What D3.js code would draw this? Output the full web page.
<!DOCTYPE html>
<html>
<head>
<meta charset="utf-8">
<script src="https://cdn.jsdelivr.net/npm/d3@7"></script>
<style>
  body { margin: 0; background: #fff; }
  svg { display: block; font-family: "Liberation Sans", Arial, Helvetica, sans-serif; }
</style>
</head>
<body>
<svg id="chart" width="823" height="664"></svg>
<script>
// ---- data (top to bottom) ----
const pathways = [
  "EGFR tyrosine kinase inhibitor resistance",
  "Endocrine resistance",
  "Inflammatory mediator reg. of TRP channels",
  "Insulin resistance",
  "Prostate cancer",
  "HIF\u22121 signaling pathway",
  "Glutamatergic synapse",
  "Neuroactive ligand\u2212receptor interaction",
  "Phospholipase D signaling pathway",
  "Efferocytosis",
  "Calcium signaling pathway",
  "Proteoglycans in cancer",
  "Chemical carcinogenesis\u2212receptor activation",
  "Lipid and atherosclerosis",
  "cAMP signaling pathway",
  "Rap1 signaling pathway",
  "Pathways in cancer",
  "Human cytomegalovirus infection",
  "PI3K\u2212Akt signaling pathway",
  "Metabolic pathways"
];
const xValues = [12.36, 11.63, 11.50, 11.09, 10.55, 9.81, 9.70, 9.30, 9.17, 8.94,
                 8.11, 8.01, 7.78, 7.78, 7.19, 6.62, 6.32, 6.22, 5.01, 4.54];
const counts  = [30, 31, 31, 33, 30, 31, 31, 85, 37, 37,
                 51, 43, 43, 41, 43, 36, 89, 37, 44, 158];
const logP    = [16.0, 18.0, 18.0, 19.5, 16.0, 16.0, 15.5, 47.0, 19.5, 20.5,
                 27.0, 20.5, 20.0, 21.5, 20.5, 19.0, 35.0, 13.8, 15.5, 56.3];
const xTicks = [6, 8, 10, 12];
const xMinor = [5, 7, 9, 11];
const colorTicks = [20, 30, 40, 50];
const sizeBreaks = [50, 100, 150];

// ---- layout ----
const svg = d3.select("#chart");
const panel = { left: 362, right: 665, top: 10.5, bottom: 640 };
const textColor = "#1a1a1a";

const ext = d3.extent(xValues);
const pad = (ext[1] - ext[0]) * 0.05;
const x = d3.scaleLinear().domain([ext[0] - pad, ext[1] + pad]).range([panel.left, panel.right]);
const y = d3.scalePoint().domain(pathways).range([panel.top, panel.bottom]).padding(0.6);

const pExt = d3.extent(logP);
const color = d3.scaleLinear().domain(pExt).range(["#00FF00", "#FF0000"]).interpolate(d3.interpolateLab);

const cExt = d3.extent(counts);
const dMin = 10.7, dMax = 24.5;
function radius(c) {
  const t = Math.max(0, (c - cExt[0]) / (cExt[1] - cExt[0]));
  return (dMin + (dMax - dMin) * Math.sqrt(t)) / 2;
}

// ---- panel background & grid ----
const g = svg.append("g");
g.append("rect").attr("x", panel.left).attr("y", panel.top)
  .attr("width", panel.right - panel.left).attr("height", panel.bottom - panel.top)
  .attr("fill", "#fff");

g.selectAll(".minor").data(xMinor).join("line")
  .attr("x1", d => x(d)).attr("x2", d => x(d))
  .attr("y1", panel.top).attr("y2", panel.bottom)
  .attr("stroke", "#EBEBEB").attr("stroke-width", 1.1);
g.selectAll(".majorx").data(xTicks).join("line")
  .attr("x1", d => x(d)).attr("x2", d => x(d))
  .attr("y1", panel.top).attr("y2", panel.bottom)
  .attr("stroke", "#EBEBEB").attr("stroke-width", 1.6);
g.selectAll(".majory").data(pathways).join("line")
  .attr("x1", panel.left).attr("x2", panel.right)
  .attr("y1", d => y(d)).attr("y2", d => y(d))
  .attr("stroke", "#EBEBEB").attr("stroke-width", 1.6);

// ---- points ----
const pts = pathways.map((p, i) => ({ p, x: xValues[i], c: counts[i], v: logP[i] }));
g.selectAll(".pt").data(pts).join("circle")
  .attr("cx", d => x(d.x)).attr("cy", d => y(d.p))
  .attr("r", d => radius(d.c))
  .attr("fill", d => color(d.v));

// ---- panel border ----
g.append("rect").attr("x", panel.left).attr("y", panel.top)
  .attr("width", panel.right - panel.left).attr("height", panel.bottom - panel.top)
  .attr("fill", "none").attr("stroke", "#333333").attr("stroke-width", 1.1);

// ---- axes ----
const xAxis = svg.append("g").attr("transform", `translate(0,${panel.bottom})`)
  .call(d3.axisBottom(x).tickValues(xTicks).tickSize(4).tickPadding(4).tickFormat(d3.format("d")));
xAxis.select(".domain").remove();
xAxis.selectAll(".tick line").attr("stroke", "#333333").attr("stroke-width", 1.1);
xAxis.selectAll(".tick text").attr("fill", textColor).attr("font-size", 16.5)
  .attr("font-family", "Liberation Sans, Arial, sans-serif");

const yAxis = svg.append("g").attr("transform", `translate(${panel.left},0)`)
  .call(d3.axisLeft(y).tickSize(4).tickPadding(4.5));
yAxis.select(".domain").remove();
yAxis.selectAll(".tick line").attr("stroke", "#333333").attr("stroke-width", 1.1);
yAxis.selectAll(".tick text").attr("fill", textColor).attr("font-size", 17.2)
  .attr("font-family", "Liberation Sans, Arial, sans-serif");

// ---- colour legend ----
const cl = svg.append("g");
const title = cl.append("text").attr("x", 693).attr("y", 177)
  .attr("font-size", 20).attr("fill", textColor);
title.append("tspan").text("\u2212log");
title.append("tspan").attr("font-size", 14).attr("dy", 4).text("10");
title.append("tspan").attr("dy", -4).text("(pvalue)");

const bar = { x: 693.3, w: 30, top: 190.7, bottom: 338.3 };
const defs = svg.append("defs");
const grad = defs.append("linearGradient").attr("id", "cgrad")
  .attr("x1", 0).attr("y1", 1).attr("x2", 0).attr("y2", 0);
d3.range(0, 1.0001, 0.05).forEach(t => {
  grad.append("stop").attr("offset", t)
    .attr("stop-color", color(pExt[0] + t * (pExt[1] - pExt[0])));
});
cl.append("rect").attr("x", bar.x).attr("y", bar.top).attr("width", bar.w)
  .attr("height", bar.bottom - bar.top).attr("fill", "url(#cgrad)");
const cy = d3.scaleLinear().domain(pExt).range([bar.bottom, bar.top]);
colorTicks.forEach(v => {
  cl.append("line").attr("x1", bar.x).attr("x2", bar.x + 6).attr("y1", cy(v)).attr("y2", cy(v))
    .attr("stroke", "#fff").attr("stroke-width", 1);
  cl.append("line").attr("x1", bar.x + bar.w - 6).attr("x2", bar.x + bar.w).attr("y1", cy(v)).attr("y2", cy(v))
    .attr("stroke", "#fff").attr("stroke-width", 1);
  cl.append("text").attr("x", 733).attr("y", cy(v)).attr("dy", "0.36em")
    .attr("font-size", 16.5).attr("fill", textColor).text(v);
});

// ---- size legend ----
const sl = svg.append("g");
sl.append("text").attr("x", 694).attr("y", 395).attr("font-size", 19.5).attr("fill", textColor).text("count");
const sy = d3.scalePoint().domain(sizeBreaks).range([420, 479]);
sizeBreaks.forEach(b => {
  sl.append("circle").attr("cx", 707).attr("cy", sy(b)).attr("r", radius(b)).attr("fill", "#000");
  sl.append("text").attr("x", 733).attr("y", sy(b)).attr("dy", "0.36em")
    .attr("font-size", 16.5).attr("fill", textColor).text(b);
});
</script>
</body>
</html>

++++++

#### [Goal of the exercise]
Every line above should be printed again exactly as it stands.

#### [The completed task]
What D3.js code would draw this? Output the full web page.
<!DOCTYPE html>
<html>
<head>
<meta charset="utf-8">
<script src="https://cdn.jsdelivr.net/npm/d3@7"></script>
<style>
  body { margin: 0; background: #fff; }
  svg { display: block; font-family: "Liberation Sans", Arial, Helvetica, sans-serif; }
</style>
</head>
<body>
<svg id="chart" width="823" height="664"></svg>
<script>
// ---- data (top to bottom) ----
const pathways = [
  "EGFR tyrosine kinase inhibitor resistance",
  "Endocrine resistance",
  "Inflammatory mediator reg. of TRP channels",
  "Insulin resistance",
  "Prostate cancer",
  "HIF\u22121 signaling pathway",
  "Glutamatergic synapse",
  "Neuroactive ligand\u2212receptor interaction",
  "Phospholipase D signaling pathway",
  "Efferocytosis",
  "Calcium signaling pathway",
  "Proteoglycans in cancer",
  "Chemical carcinogenesis\u2212receptor activation",
  "Lipid and atherosclerosis",
  "cAMP signaling pathway",
  "Rap1 signaling pathway",
  "Pathways in cancer",
  "Human cytomegalovirus infection",
  "PI3K\u2212Akt signaling pathway",
  "Metabolic pathways"
];
const xValues = [12.36, 11.63, 11.50, 11.09, 10.55, 9.81, 9.70, 9.30, 9.17, 8.94,
                 8.11, 8.01, 7.78, 7.78, 7.19, 6.62, 6.32, 6.22, 5.01, 4.54];
const counts  = [30, 31, 31, 33, 30, 31, 31, 85, 37, 37,
                 51, 43, 43, 41, 43, 36, 89, 37, 44, 158];
const logP    = [16.0, 18.0, 18.0, 19.5, 16.0, 16.0, 15.5, 47.0, 19.5, 20.5,
                 27.0, 20.5, 20.0, 21.5, 20.5, 19.0, 35.0, 13.8, 15.5, 56.3];
const xTicks = [6, 8, 10, 12];
const xMinor = [5, 7, 9, 11];
const colorTicks = [20, 30, 40, 50];
const sizeBreaks = [50, 100, 150];

// ---- layout ----
const svg = d3.select("#chart");
const panel = { left: 362, right: 665, top: 10.5, bottom: 640 };
const textColor = "#1a1a1a";

const ext = d3.extent(xValues);
const pad = (ext[1] - ext[0]) * 0.05;
const x = d3.scaleLinear().domain([ext[0] - pad, ext[1] + pad]).range([panel.left, panel.right]);
const y = d3.scalePoint().domain(pathways).range([panel.top, panel.bottom]).padding(0.6);

const pExt = d3.extent(logP);
const color = d3.scaleLinear().domain(pExt).range(["#00FF00", "#FF0000"]).interpolate(d3.interpolateLab);

const cExt = d3.extent(counts);
const dMin = 10.7, dMax = 24.5;
function radius(c) {
  const t = Math.max(0, (c - cExt[0]) / (cExt[1] - cExt[0]));
  return (dMin + (dMax - dMin) * Math.sqrt(t)) / 2;
}

// ---- panel background & grid ----
const g = svg.append("g");
g.append("rect").attr("x", panel.left).attr("y", panel.top)
  .attr("width", panel.right - panel.left).attr("height", panel.bottom - panel.top)
  .attr("fill", "#fff");

g.selectAll(".minor").data(xMinor).join("line")
  .attr("x1", d => x(d)).attr("x2", d => x(d))
  .attr("y1", panel.top).attr("y2", panel.bottom)
  .attr("stroke", "#EBEBEB").attr("stroke-width", 1.1);
g.selectAll(".majorx").data(xTicks).join("line")
  .attr("x1", d => x(d)).attr("x2", d => x(d))
  .attr("y1", panel.top).attr("y2", panel.bottom)
  .attr("stroke", "#EBEBEB").attr("stroke-width", 1.6);
g.selectAll(".majory").data(pathways).join("line")
  .attr("x1", panel.left).attr("x2", panel.right)
  .attr("y1", d => y(d)).attr("y2", d => y(d))
  .attr("stroke", "#EBEBEB").attr("stroke-width", 1.6);

// ---- points ----
const pts = pathways.map((p, i) => ({ p, x: xValues[i], c: counts[i], v: logP[i] }));
g.selectAll(".pt").data(pts).join("circle")
  .attr("cx", d => x(d.x)).attr("cy", d => y(d.p))
  .attr("r", d => radius(d.c))
  .attr("fill", d => color(d.v));

// ---- panel border ----
g.append("rect").attr("x", panel.left).attr("y", panel.top)
  .attr("width", panel.right - panel.left).attr("height", panel.bottom - panel.top)
  .attr("fill", "none").attr("stroke", "#333333").attr("stroke-width", 1.1);

// ---- axes ----
const xAxis = svg.append("g").attr("transform", `translate(0,${panel.bottom})`)
  .call(d3.axisBottom(x).tickValues(xTicks).tickSize(4).tickPadding(4).tickFormat(d3.format("d")));
xAxis.select(".domain").remove();
xAxis.selectAll(".tick line").attr("stroke", "#333333").attr("stroke-width", 1.1);
xAxis.selectAll(".tick text").attr("fill", textColor).attr("font-size", 16.5)
  .attr("font-family", "Liberation Sans, Arial, sans-serif");

const yAxis = svg.append("g").attr("transform", `translate(${panel.left},0)`)
  .call(d3.axisLeft(y).tickSize(4).tickPadding(4.5));
yAxis.select(".domain").remove();
yAxis.selectAll(".tick line").attr("stroke", "#333333").attr("stroke-width", 1.1);
yAxis.selectAll(".tick text").attr("fill", textColor).attr("font-size", 17.2)
  .attr("font-family", "Liberation Sans, Arial, sans-serif");

// ---- colour legend ----
const cl = svg.append("g");
const title = cl.append("text").attr("x", 693).attr("y", 177)
  .attr("font-size", 20).attr("fill", textColor);
title.append("tspan").text("\u2212log");
title.append("tspan").attr("font-size", 14).attr("dy", 4).text("10");
title.append("tspan").attr("dy", -4).text("(pvalue)");

const bar = { x: 693.3, w: 30, top: 190.7, bottom: 338.3 };
const defs = svg.append("defs");
const grad = defs.append("linearGradient").attr("id", "cgrad")
  .attr("x1", 0).attr("y1", 1).attr("x2", 0).attr("y2", 0);
d3.range(0, 1.0001, 0.05).forEach(t => {
  grad.append("stop").attr("offset", t)
    .attr("stop-color", color(pExt[0] + t * (pExt[1] - pExt[0])));
});
cl.append("rect").attr("x", bar.x).attr("y", bar.top).attr("width", bar.w)
  .attr("height", bar.bottom - bar.top).attr("fill", "url(#cgrad)");
const cy = d3.scaleLinear().domain(pExt).range([bar.bottom, bar.top]);
colorTicks.forEach(v => {
  cl.append("line").attr("x1", bar.x).attr("x2", bar.x + 6).attr("y1", cy(v)).attr("y2", cy(v))
    .attr("stroke", "#fff").attr("stroke-width", 1);
  cl.append("line").attr("x1", bar.x + bar.w - 6).attr("x2", bar.x + bar.w).attr("y1", cy(v)).attr("y2", cy(v))
    .attr("stroke", "#fff").attr("stroke-width", 1);
  cl.append("text").attr("x", 733).attr("y", cy(v)).attr("dy", "0.36em")
    .attr("font-size", 16.5).attr("fill", textColor).text(v);
});

// ---- size legend ----
const sl = svg.append("g");
sl.append("text").attr("x", 694).attr("y", 395).attr("font-size", 19.5).attr("fill", textColor).text("count");
const sy = d3.scalePoint().domain(sizeBreaks).range([420, 479]);
sizeBreaks.forEach(b => {
  sl.append("circle").attr("cx", 707).attr("cy", sy(b)).attr("r", radius(b)).attr("fill", "#000");
  sl.append("text").attr("x", 733).attr("y", sy(b)).attr("dy", "0.36em")
    .attr("font-size", 16.5).attr("fill", textColor).text(b);
});
</script>
</body>
</html>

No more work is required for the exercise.